The angle of incidence=angle of reflection for a regular array of atoms at the surface is the "zeroth" order maximum if you consider the surface to be a reflection type diffraction grating. On a related item, in Bragg scattering, the angle of incidence=angle of reflection condition results in constructive interference, along with the atoms in (parallel layers of) crystal planes that constructively interfere with a Fabry-Perot type interference. Both conditions need to be satisfied to get a Bragg peak.

 

[Charles Link]

The angle of incidence=angle of reflection for a regular array of atoms at the surface is the "zeroth" order maximum if you consider the surface to be a reflection type diffraction grating.

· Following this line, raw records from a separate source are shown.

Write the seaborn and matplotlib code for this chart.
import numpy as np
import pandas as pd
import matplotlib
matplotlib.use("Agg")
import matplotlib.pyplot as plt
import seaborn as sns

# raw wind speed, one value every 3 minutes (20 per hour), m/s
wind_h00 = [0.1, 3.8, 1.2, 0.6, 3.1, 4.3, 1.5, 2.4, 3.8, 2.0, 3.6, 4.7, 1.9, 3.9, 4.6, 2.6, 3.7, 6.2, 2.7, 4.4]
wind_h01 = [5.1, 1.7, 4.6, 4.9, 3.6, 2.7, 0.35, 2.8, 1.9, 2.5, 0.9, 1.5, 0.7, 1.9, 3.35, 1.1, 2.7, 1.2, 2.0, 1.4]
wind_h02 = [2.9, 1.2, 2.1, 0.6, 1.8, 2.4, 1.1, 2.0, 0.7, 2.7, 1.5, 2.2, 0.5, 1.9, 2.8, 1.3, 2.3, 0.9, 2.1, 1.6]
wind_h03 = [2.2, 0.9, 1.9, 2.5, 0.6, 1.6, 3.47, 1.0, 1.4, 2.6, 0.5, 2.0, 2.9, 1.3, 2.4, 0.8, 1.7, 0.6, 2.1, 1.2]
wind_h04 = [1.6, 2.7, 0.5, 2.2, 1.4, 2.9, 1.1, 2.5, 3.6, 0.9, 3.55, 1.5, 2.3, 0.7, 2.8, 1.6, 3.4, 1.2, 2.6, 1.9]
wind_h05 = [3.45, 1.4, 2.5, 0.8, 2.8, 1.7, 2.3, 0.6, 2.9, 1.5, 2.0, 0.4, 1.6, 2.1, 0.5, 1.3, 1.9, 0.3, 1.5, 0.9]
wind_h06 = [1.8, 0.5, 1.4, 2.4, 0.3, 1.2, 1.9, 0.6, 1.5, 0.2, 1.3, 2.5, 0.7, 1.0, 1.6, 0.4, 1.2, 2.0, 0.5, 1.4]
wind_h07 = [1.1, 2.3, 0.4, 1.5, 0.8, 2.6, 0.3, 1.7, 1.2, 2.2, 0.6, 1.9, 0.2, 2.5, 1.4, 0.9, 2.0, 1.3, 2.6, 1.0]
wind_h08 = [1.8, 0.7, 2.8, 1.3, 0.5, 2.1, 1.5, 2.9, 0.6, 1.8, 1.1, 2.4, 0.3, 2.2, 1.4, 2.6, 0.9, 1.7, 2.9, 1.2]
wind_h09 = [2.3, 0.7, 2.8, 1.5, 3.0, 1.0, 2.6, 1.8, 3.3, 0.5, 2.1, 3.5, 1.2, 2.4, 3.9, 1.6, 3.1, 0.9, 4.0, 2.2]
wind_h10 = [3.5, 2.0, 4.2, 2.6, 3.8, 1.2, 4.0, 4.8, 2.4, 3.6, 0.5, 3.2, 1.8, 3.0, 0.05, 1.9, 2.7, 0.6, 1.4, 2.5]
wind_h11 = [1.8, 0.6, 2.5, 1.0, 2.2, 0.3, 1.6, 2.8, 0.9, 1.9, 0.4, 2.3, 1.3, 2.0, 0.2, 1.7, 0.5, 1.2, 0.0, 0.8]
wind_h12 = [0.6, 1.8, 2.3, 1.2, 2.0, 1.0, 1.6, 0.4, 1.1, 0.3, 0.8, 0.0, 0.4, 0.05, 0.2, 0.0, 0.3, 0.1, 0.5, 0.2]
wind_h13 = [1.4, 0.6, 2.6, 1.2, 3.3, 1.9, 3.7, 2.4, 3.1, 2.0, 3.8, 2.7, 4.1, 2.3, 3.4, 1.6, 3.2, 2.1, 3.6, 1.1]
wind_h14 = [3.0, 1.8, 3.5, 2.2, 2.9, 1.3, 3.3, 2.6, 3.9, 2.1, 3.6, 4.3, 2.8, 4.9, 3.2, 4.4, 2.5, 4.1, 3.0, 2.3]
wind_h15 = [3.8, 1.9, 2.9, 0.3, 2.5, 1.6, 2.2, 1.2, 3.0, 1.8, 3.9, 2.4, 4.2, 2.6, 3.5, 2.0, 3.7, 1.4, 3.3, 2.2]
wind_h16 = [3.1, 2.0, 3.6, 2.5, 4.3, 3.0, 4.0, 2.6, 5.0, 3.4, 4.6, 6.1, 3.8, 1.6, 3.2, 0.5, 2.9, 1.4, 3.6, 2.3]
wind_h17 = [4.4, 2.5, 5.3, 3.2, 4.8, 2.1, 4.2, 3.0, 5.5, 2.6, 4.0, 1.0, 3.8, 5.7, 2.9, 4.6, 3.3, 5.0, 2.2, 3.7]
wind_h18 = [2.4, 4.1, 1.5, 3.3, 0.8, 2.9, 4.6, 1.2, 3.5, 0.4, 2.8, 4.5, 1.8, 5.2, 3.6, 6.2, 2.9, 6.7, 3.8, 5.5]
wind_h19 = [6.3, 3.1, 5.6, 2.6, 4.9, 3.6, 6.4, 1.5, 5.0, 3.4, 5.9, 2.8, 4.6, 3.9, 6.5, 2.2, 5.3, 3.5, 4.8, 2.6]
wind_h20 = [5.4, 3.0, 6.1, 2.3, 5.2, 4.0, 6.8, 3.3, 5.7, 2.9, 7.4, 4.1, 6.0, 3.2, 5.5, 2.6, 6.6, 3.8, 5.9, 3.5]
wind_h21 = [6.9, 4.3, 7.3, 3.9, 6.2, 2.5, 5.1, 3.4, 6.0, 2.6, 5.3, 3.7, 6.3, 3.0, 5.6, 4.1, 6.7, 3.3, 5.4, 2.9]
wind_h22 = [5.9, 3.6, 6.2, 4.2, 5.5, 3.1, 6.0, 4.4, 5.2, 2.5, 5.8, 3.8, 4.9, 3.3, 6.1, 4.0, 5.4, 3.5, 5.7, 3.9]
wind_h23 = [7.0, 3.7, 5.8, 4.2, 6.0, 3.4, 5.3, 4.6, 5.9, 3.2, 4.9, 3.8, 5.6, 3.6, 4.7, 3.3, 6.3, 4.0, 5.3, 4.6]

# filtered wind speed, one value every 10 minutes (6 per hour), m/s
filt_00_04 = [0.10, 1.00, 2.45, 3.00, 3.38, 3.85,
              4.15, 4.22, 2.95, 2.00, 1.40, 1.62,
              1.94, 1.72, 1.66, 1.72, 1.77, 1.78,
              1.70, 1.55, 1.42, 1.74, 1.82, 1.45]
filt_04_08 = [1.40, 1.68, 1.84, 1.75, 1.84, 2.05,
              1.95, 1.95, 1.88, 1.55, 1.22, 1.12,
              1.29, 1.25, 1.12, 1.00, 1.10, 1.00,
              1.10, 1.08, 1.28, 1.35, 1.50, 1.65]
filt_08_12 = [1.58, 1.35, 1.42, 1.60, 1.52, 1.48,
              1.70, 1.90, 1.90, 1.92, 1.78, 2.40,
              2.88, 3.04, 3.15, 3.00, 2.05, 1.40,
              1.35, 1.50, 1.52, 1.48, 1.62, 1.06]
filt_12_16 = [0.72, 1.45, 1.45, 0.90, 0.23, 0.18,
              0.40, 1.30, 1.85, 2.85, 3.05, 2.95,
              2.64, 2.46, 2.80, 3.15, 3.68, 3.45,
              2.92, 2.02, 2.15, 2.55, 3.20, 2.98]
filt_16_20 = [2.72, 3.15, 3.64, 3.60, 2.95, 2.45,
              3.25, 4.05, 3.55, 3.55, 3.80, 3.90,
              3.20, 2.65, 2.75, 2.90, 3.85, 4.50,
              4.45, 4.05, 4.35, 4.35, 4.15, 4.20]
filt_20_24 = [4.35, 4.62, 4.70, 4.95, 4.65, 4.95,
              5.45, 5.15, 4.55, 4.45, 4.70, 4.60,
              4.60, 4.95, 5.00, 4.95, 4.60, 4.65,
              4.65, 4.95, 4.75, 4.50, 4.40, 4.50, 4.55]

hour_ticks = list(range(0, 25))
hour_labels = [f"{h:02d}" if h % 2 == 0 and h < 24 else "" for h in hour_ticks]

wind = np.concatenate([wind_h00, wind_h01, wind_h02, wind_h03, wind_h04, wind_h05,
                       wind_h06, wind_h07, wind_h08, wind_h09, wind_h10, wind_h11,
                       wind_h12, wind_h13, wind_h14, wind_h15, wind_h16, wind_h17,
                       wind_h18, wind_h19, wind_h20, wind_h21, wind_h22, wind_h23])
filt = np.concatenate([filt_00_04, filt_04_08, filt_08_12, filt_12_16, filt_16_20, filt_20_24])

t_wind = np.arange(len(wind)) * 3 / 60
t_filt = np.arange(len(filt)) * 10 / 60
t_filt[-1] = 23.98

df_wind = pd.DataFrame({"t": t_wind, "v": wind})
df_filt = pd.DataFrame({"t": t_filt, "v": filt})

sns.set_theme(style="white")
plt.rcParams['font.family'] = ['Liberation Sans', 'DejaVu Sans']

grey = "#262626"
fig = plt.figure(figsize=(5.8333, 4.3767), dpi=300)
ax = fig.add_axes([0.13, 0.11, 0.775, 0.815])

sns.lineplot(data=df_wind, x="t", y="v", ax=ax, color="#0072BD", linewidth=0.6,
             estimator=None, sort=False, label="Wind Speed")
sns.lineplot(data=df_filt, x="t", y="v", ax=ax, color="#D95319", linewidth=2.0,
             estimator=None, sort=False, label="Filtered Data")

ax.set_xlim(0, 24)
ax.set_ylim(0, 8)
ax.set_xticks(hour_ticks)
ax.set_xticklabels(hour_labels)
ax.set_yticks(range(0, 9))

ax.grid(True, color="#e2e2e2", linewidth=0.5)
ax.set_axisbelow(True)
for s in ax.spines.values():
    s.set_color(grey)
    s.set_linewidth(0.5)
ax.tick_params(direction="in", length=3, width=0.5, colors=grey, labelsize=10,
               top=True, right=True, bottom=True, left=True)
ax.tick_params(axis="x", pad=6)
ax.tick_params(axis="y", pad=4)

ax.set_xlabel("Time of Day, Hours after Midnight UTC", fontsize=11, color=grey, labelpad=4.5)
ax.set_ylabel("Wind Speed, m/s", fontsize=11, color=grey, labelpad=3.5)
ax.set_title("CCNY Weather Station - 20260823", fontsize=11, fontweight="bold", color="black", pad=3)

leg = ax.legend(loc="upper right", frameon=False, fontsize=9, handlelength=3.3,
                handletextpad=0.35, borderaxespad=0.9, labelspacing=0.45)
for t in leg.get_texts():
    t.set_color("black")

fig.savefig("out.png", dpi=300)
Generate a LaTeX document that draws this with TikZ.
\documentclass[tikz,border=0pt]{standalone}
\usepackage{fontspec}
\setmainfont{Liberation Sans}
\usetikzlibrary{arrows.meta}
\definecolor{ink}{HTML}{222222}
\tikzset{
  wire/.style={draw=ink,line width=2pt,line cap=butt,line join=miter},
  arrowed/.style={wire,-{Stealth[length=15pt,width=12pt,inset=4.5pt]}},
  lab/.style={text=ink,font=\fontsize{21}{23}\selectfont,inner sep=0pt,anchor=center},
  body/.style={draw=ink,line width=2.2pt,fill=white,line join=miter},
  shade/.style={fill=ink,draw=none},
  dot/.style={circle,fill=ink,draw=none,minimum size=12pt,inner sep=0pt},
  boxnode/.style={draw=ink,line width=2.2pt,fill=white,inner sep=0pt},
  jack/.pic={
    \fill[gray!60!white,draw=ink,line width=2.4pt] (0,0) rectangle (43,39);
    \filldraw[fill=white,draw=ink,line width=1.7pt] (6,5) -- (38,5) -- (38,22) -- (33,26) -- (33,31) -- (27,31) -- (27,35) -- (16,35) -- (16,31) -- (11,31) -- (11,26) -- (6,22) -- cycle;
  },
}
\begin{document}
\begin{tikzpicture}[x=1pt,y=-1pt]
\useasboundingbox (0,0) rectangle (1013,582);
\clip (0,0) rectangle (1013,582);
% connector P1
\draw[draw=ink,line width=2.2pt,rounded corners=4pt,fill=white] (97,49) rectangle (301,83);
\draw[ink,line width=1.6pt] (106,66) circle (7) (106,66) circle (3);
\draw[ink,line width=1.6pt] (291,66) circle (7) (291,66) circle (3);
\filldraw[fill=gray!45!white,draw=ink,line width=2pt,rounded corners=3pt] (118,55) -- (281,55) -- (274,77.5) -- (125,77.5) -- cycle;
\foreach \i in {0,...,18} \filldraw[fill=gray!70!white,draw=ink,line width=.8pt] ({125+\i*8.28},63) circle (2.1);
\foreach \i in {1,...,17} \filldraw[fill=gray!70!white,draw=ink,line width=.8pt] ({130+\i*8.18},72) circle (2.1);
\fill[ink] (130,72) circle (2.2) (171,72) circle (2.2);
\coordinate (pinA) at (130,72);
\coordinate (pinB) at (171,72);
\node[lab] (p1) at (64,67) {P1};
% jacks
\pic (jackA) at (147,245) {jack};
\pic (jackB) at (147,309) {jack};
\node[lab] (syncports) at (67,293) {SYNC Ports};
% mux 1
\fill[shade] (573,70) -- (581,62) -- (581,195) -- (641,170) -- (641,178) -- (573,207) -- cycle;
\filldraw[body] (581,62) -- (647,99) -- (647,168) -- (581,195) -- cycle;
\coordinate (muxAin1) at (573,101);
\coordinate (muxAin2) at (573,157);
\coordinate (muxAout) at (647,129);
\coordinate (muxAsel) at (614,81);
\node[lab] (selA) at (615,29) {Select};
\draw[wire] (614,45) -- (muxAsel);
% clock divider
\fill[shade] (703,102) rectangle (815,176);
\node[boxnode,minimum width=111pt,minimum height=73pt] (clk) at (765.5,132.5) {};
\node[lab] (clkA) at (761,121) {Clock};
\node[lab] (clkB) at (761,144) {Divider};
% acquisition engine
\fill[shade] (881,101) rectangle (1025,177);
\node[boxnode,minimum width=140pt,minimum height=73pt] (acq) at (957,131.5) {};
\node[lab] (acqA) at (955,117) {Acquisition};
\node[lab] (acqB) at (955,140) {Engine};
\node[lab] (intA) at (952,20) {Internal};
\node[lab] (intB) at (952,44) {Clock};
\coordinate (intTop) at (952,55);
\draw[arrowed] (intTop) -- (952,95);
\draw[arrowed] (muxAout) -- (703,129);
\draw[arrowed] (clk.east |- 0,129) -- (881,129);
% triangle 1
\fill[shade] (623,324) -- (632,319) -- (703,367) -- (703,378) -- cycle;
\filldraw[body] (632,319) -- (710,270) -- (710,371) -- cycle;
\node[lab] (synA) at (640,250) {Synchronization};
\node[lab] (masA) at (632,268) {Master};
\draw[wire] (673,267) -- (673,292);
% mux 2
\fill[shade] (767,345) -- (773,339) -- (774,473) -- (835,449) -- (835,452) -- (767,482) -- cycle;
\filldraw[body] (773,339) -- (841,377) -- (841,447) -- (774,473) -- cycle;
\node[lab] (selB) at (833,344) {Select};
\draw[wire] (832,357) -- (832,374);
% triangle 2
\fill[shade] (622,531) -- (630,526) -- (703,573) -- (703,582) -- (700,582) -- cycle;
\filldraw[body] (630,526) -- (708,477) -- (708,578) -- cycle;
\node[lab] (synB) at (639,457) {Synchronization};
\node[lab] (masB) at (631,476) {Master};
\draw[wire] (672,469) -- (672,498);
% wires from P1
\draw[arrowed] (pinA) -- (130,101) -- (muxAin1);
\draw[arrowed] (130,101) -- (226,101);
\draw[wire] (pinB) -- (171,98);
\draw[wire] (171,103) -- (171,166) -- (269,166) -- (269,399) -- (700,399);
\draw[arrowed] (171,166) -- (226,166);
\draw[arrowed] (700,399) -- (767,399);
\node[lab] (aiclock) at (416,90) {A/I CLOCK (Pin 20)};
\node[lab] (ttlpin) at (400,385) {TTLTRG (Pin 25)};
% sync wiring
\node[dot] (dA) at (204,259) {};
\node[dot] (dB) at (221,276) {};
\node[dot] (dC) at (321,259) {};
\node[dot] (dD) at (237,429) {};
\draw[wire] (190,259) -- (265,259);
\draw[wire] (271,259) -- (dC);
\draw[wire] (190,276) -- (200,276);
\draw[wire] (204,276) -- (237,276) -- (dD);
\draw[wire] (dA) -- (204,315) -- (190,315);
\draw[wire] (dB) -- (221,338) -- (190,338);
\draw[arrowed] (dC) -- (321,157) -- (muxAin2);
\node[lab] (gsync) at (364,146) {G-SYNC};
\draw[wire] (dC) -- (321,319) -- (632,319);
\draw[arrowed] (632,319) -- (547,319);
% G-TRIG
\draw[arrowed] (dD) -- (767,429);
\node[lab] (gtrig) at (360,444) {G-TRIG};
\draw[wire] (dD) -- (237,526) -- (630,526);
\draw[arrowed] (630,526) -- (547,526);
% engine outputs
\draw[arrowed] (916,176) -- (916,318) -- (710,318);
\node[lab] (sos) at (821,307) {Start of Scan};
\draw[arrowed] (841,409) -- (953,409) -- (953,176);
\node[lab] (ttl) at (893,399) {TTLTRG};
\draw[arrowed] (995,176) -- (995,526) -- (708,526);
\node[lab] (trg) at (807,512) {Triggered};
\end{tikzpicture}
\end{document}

On a related item, in Bragg scattering, the angle of incidence=angle of reflection condition results in constructive interference, along with the atoms in (parallel layers of) crystal planes that constructively interfere with a Fabry-Perot type interference. Both conditions need to be satisfied to get a Bragg peak.

To add to the above post of Bragg scattering as being also a Fabry-Perot type interference, that means that the wavelength $\lambda$ must be such that $m \lambda=2nd \cos(\theta)$ (where d is the distance between crystal planes and m is an integer) must apply along with the angle of incidence=angle of reflection in order to get a Bragg peak in the reflectivity of the incident beam. In some of the more detailed treatments of Bragg scattering, the individual atoms in the crystal are treated as an array of scatterers (e.g. Huygens sources) that must all constructively interfere to obtain a Bragg peak in the reflectivity.

 

[sophiecentaur]

To add to the above post of Bragg scattering as being also a Fabry-Perot type interference, that means that the wavelength $\lambda$ must be such that $m \lambda=2nd \cos(\theta)$ (where d is the distance between crystal planes and m is an integer) must apply along with the angle of incidence=angle of reflection in order to get a Bragg peak in the reflectivity of the incident beam. In some of the more detailed treatments of Bragg scattering, the individual atoms in the crystal are treated as an array of scatterers (e.g. Huygens sources) that must all constructively interfere to obtain a Bragg peak in the reflectivity.

You can also get specular reflections from amorphous solids (and liquids of course) and such reflections are not wavelength dependent as with Bragg reflections.
The OP has made an invalid connection between Huygens and QM and that, I think accounts for his/her problem with the model applied to the phenomenon.

 

[Charles Link]

You can also get specular reflections from amorphous solids (and liquids of course) and such reflections are not wavelength dependent as with Bragg reflections.
The OP has made an invalid connection between Huygens and QM and that, I think accounts for his/her problem with the model applied to the phenomenon.

The comments I made were more intended to add to the follow-on discussion than the OP. It actually turned into a rather healthy physics discussion even though the OP gets off to a slow start.

 

[sophiecentaur]

The comments I made were more intended to add to the follow-on discussion than the OP. It actually turned into a rather healthy physics discussion even though the OP gets off to a slow start.

I have read similar ideas before on PF and they come fairly naturally from the simple Hydrogen Atom theory, which doesn't transfer easily to solids however tempting it seems. As you say, it's "healthy".

 

[vin300]

In some of the more detailed treatments of Bragg scattering, the individual atoms in the crystal are treated as an array of scatterers (e.g. Huygens sources) that must all constructively interfere to obtain a Bragg peak in the reflectivity.

Long ago, I think I had read about something called a single photon emitter. It is an idea used to do away with multiple wavefronts coming together. As I remember, even in this case, there was the same old diffraction grating. How could there be interference without many simultaneous waves?

 

[sophiecentaur]

How could there be interference without many simultaneous waves?

You are making the assumption that 'one photon = one wavelet'.